I would like to partition a table with 1M+ rows by date range. How is this commonly done without requiring much downtime or risking losing data? Here are the strategies I am considering, but open to suggestions:
-
The existing table is the master and children inherit from it. Over time move data from master to child, but there will be a period of time where some of the data is in the master table and some in the children.
-
Create a new master and children tables. Create copy of data in existing table in child tables (so data will reside in two places). Once child tables have most recent data, change all inserts going forward to point to new master table and delete existing table.
Best Answer
Since #1 requires copying data from the master to the child while it is in an active production environment, I personally went with #2 (creating a new master). This prevents disruptions to the original table while it is actively in use and if there are any issues, I can easily delete the new master without issue and continue using the original table. Here are the steps to do it:
Create new master table.
Create children that inherit from master.

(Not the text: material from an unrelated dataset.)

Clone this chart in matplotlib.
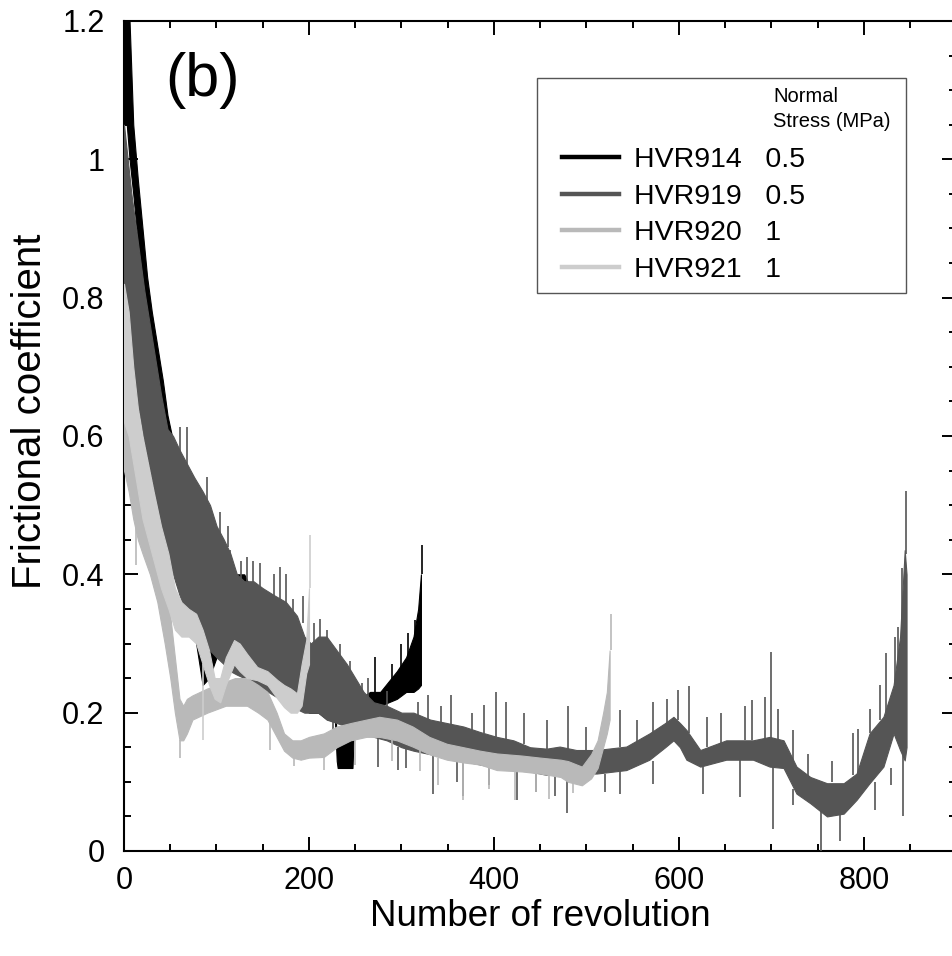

Copy all historical data to new master table
Temporarily pause new inserts/updates to production database
Copy most recent data to new master table
Rename tables so that new_master becomes the production database.
Add function for INSERT statements to old_master so that data gets passed to correct partition.
Add trigger so that function is called on INSERTS
Set constraint exclusion to ON
Re-enable UPDATES and INSERTS on production database
Set up trigger or cron so that new partitions get created and function gets updated to assign new data to correct partition. Reference this article for code examples
Delete old_master_backup